COMMONS MAGAZINE

Posted
June 17, 2013

Learning to "Commonify" Your Mind

Breaking free of the belief that the market rules everything in our lives

How can we organize ourselves for human and ecological survival? And what solutions do the commons, both historic and emerging, offer toward survival?

These are two of the most urgent questions before us today

My work with On The Commons focuses on water and water governance from a commons perspective in the Great Lakes bioregion. That work has surfaced deep questions about what it takes to reactivate the understandings, practices, patterns of relationship, and arrangements that enable a commons to thrive, especially where, as James Quilligan puts it, “citizens have lost their direct understanding and connection with the commons.”

This work includes reconstituting a direct connection with our waters, fostering a sense of ecosystem-based community, deepening citizen involvement in water stewardship, and formulating a set of water governance principles not bound to a fundamentalist market worldview.

In my work on the Great Lakes, I see the commons as a useful and radical idea in the sense that it gets at the “root,” or the nature of our relationships to the living world and to one another. It “re-implicates” us in an ecosystem—or in other words, it gives us a role within an ecosystem, and asks us to take on the responsibilities that come with our role. It is an idea that makes new strategies and solutions possible in a diminished environmental advocacy arena.

As Ben Yahola, a Native American partner of ours in the Great Lakes Commons, says, “If we take care of the water, it will take care of us.” This deceptively simple statement requires us to understand our reciprocal relationship to the water, as well as to whomever else is included in the “we.” It requires us to grapple with the responsibilities for protecting the water for generations to come.

I recently attended the Economics and the Commons Conference in Berlin, where commoners from across the globe met to discuss questions like those posed above. I’d like to share a few insights from our conversation.

In her opening address, Silke Helfrich, co-founder of the Commons Strategy Group, said, “We need to ‘commonify’ our minds. [If we are going to create a commons-based economy] we must challenge, bypass, and undermine the market mindset and market/state.” During a time when the market paradigm informs not only our economic understandings, but also many of our social and cultural assumptions—even our vocabulary—Helfrich’s challenge is great. And it’s more important now than ever.

But how exactly do we “commonify” our minds?

Here are some ideas. Perhaps we should not refer to living ecosystems as “resources,” or even “commons resources,” and instead affirm them as “sources” of life? Perhaps we should challenge even the subtle suggestion that we humans exist outside of ecosystems, a perspective that has historically justified exploitation of nature? Instead we could begin to think of ourselves as members of a commons ecosystem with specific responsibilities, as we do in our Great Lakes work.

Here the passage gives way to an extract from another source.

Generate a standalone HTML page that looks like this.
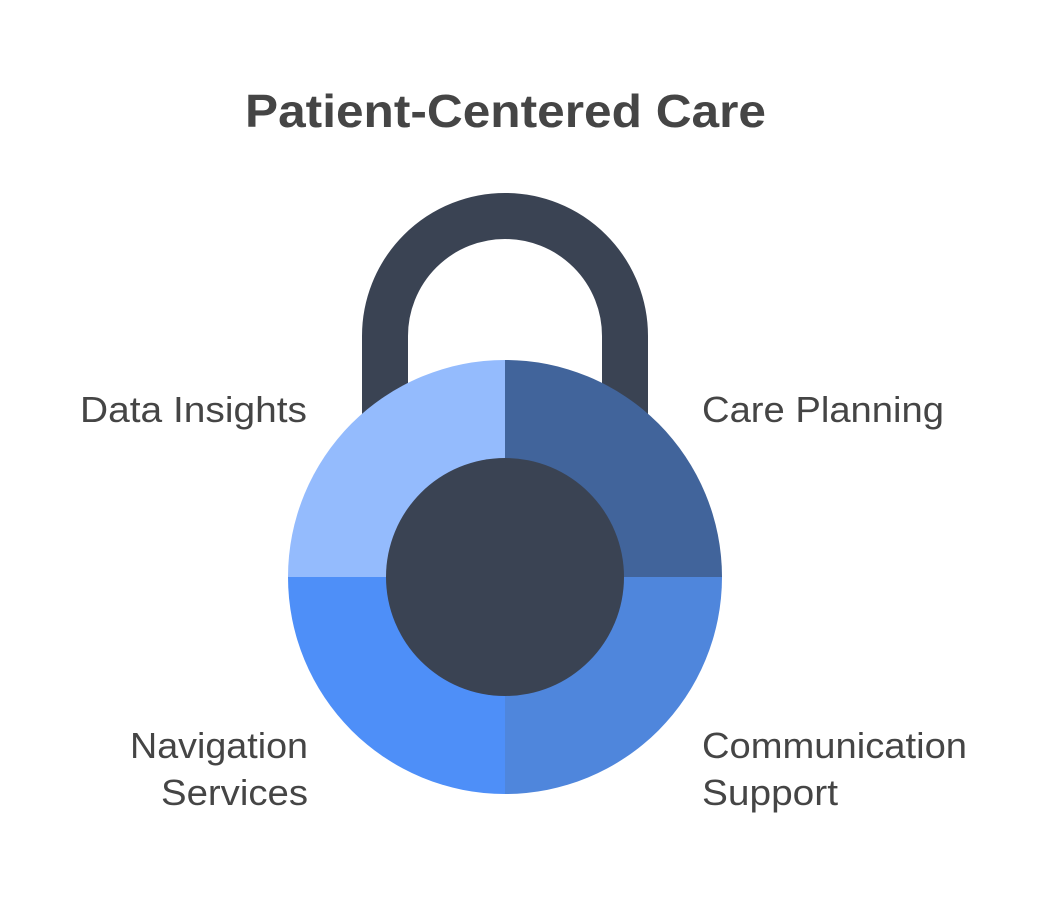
<!DOCTYPE html>
<html><head><meta charset="utf-8"><style>
html,body{margin:0;padding:0;background:#fff;}
svg{display:block;}
text{font-family:"Liberation Sans",Arial,sans-serif;fill:#454545;}
</style></head><body>
<svg width="1058" height="915" viewBox="0 0 1058 915" xmlns="http://www.w3.org/2000/svg">
<rect width="1058" height="915" fill="#fff"/>
<text x="245" y="127" font-size="46" font-weight="bold" textLength="521" lengthAdjust="spacingAndGlyphs">Patient-Centered Care</text>
<path d="M385,430 L385,336 A120,120 0 0 1 625,336 L625,430" fill="none" stroke="#3a4353" stroke-width="46"/>
<path d="M505,577 L505,360 A217,217 0 0 0 288,577 Z" fill="#94bbfd"/>
<path d="M505,577 L505,360 A217,217 0 0 1 722,577 Z" fill="#41649b"/>
<path d="M505,577 L722,577 A217,217 0 0 1 505,794 Z" fill="#4f86dc"/>
<path d="M505,577 L505,794 A217,217 0 0 1 288,577 Z" fill="#4e8ff8"/>
<circle cx="505" cy="577" r="119" fill="#3a4353"/>
<g font-size="36" lengthAdjust="spacingAndGlyphs">
<text x="80" y="422" textLength="227" lengthAdjust="spacingAndGlyphs">Data Insights</text>
<text x="702" y="422" textLength="242" lengthAdjust="spacingAndGlyphs">Care Planning</text>
<text x="130" y="758" textLength="178" lengthAdjust="spacingAndGlyphs">Navigation</text>
<text x="161" y="805" textLength="147" lengthAdjust="spacingAndGlyphs">Services</text>
<text x="702" y="758" textLength="265" lengthAdjust="spacingAndGlyphs">Communication</text>
<text x="702" y="805" textLength="136" lengthAdjust="spacingAndGlyphs">Support</text>
</g>
</svg>
</body></html>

I think commonifying our minds begins with an inquiry about the nature of the relationships we want with one another and our commons. This is crucial work because without it, we will continue to justify commons approaches through a market framework. And this means the commons will continue to be marginalized. As we express the value of these kinds of relationships, in contrast to the much narrower value system put forward by the market, we help legitimize forms of value connected to right livelihood, culture, identity, historical relationship, spiritual connection and preservation of a way of life—all of which highlight the values of the commons.